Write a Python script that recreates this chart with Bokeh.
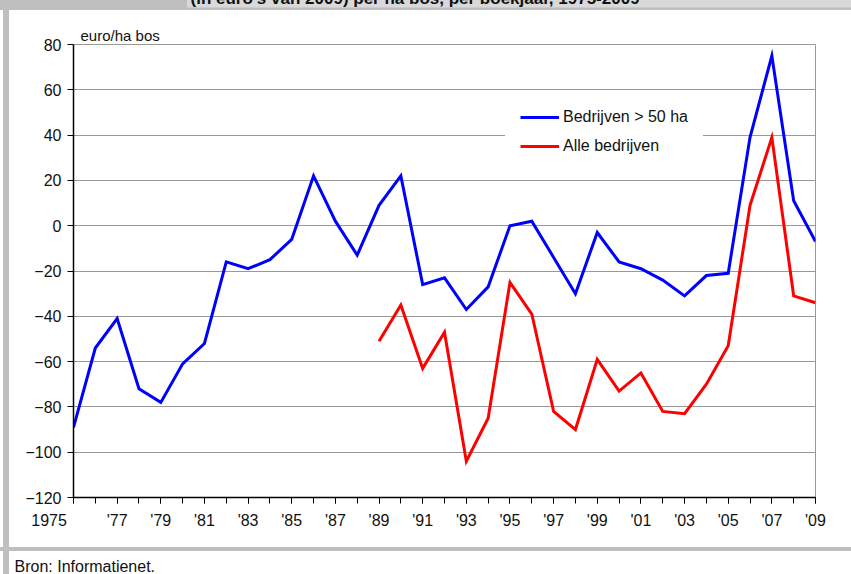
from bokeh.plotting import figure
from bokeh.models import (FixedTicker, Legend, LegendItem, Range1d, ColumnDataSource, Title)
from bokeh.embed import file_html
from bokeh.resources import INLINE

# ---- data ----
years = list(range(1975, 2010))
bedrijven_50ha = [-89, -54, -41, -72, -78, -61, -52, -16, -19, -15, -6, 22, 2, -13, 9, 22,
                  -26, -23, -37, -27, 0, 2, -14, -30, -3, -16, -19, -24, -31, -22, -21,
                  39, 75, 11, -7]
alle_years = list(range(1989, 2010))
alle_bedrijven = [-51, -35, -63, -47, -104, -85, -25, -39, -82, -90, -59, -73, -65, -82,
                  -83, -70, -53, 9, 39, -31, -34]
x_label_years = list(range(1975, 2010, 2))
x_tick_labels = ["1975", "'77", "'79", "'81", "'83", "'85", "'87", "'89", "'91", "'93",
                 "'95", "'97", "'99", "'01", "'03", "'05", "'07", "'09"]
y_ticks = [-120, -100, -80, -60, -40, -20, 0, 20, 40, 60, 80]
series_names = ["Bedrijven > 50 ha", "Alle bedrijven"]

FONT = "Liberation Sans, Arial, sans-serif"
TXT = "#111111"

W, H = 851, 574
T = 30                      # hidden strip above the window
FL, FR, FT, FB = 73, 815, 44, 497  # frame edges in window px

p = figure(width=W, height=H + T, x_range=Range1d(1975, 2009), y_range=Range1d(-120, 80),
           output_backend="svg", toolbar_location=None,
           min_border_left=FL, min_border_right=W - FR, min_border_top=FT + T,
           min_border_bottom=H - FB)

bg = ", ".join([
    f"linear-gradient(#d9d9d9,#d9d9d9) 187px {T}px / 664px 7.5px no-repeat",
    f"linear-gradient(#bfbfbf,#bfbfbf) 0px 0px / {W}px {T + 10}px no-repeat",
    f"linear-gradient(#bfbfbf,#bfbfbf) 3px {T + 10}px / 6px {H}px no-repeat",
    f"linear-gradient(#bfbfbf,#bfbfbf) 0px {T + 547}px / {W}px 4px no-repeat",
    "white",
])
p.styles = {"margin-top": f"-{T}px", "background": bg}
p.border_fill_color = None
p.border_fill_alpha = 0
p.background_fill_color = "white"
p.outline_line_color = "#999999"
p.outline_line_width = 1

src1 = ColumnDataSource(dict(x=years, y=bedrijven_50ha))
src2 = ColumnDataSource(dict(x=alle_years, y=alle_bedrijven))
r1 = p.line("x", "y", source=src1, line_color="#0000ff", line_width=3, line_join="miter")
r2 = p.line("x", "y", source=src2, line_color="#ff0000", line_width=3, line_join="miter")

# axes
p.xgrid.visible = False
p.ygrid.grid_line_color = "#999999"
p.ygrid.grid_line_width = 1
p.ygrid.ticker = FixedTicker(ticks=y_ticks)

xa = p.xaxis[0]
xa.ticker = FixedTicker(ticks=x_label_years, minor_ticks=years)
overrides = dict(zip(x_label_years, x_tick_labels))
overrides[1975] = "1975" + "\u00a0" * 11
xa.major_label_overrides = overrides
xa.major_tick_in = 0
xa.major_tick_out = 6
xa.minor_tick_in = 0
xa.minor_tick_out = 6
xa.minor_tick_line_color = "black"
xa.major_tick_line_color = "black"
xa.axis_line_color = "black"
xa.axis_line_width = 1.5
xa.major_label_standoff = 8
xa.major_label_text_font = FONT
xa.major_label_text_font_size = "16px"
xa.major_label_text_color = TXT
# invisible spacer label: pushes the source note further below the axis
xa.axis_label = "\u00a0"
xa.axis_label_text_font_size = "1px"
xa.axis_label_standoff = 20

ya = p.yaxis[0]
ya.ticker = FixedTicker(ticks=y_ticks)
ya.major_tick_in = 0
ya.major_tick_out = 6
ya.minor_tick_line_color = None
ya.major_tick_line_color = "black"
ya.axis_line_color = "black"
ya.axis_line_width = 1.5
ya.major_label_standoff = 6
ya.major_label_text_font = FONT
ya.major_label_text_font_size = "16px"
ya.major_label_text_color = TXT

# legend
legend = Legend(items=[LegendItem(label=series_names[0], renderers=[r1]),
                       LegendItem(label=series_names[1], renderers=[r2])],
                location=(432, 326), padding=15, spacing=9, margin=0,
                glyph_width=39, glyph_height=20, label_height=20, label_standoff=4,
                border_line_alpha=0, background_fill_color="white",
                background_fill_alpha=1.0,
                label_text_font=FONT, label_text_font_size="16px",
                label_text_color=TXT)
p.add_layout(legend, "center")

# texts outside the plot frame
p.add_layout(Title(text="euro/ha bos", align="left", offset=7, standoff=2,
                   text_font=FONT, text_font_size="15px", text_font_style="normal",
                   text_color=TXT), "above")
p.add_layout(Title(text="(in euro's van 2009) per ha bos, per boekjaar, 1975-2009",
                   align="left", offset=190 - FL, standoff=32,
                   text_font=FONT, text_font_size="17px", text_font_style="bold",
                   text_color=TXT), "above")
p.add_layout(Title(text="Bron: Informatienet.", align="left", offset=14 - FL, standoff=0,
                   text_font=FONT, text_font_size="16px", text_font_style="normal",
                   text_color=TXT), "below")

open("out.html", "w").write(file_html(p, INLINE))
···
● Task prompt: Quote the full listing above word for word; exclude every picture from the copy.

● Written solution:
Write a Python script that recreates this chart with Bokeh.
from bokeh.plotting import figure
from bokeh.models import (FixedTicker, Legend, LegendItem, Range1d, ColumnDataSource, Title)
from bokeh.embed import file_html
from bokeh.resources import INLINE

# ---- data ----
years = list(range(1975, 2010))
bedrijven_50ha = [-89, -54, -41, -72, -78, -61, -52, -16, -19, -15, -6, 22, 2, -13, 9, 22,
                  -26, -23, -37, -27, 0, 2, -14, -30, -3, -16, -19, -24, -31, -22, -21,
                  39, 75, 11, -7]
alle_years = list(range(1989, 2010))
alle_bedrijven = [-51, -35, -63, -47, -104, -85, -25, -39, -82, -90, -59, -73, -65, -82,
                  -83, -70, -53, 9, 39, -31, -34]
x_label_years = list(range(1975, 2010, 2))
x_tick_labels = ["1975", "'77", "'79", "'81", "'83", "'85", "'87", "'89", "'91", "'93",
                 "'95", "'97", "'99", "'01", "'03", "'05", "'07", "'09"]
y_ticks = [-120, -100, -80, -60, -40, -20, 0, 20, 40, 60, 80]
series_names = ["Bedrijven > 50 ha", "Alle bedrijven"]

FONT = "Liberation Sans, Arial, sans-serif"
TXT = "#111111"

W, H = 851, 574
T = 30                      # hidden strip above the window
FL, FR, FT, FB = 73, 815, 44, 497  # frame edges in window px

p = figure(width=W, height=H + T, x_range=Range1d(1975, 2009), y_range=Range1d(-120, 80),
           output_backend="svg", toolbar_location=None,
           min_border_left=FL, min_border_right=W - FR, min_border_top=FT + T,
           min_border_bottom=H - FB)

bg = ", ".join([
    f"linear-gradient(#d9d9d9,#d9d9d9) 187px {T}px / 664px 7.5px no-repeat",
    f"linear-gradient(#bfbfbf,#bfbfbf) 0px 0px / {W}px {T + 10}px no-repeat",
    f"linear-gradient(#bfbfbf,#bfbfbf) 3px {T + 10}px / 6px {H}px no-repeat",
    f"linear-gradient(#bfbfbf,#bfbfbf) 0px {T + 547}px / {W}px 4px no-repeat",
    "white",
])
p.styles = {"margin-top": f"-{T}px", "background": bg}
p.border_fill_color = None
p.border_fill_alpha = 0
p.background_fill_color = "white"
p.outline_line_color = "#999999"
p.outline_line_width = 1

src1 = ColumnDataSource(dict(x=years, y=bedrijven_50ha))
src2 = ColumnDataSource(dict(x=alle_years, y=alle_bedrijven))
r1 = p.line("x", "y", source=src1, line_color="#0000ff", line_width=3, line_join="miter")
r2 = p.line("x", "y", source=src2, line_color="#ff0000", line_width=3, line_join="miter")

# axes
p.xgrid.visible = False
p.ygrid.grid_line_color = "#999999"
p.ygrid.grid_line_width = 1
p.ygrid.ticker = FixedTicker(ticks=y_ticks)

xa = p.xaxis[0]
xa.ticker = FixedTicker(ticks=x_label_years, minor_ticks=years)
overrides = dict(zip(x_label_years, x_tick_labels))
overrides[1975] = "1975" + "\u00a0" * 11
xa.major_label_overrides = overrides
xa.major_tick_in = 0
xa.major_tick_out = 6
xa.minor_tick_in = 0
xa.minor_tick_out = 6
xa.minor_tick_line_color = "black"
xa.major_tick_line_color = "black"
xa.axis_line_color = "black"
xa.axis_line_width = 1.5
xa.major_label_standoff = 8
xa.major_label_text_font = FONT
xa.major_label_text_font_size = "16px"
xa.major_label_text_color = TXT
# invisible spacer label: pushes the source note further below the axis
xa.axis_label = "\u00a0"
xa.axis_label_text_font_size = "1px"
xa.axis_label_standoff = 20

ya = p.yaxis[0]
ya.ticker = FixedTicker(ticks=y_ticks)
ya.major_tick_in = 0
ya.major_tick_out = 6
ya.minor_tick_line_color = None
ya.major_tick_line_color = "black"
ya.axis_line_color = "black"
ya.axis_line_width = 1.5
ya.major_label_standoff = 6
ya.major_label_text_font = FONT
ya.major_label_text_font_size = "16px"
ya.major_label_text_color = TXT

# legend
legend = Legend(items=[LegendItem(label=series_names[0], renderers=[r1]),
                       LegendItem(label=series_names[1], renderers=[r2])],
                location=(432, 326), padding=15, spacing=9, margin=0,
                glyph_width=39, glyph_height=20, label_height=20, label_standoff=4,
                border_line_alpha=0, background_fill_color="white",
                background_fill_alpha=1.0,
                label_text_font=FONT, label_text_font_size="16px",
                label_text_color=TXT)
p.add_layout(legend, "center")

# texts outside the plot frame
p.add_layout(Title(text="euro/ha bos", align="left", offset=7, standoff=2,
                   text_font=FONT, text_font_size="15px", text_font_style="normal",
                   text_color=TXT), "above")
p.add_layout(Title(text="(in euro's van 2009) per ha bos, per boekjaar, 1975-2009",
                   align="left", offset=190 - FL, standoff=32,
                   text_font=FONT, text_font_size="17px", text_font_style="bold",
                   text_color=TXT), "above")
p.add_layout(Title(text="Bron: Informatienet.", align="left", offset=14 - FL, standoff=0,
                   text_font=FONT, text_font_size="16px", text_font_style="normal",
                   text_color=TXT), "below")

open("out.html", "w").write(file_html(p, INLINE))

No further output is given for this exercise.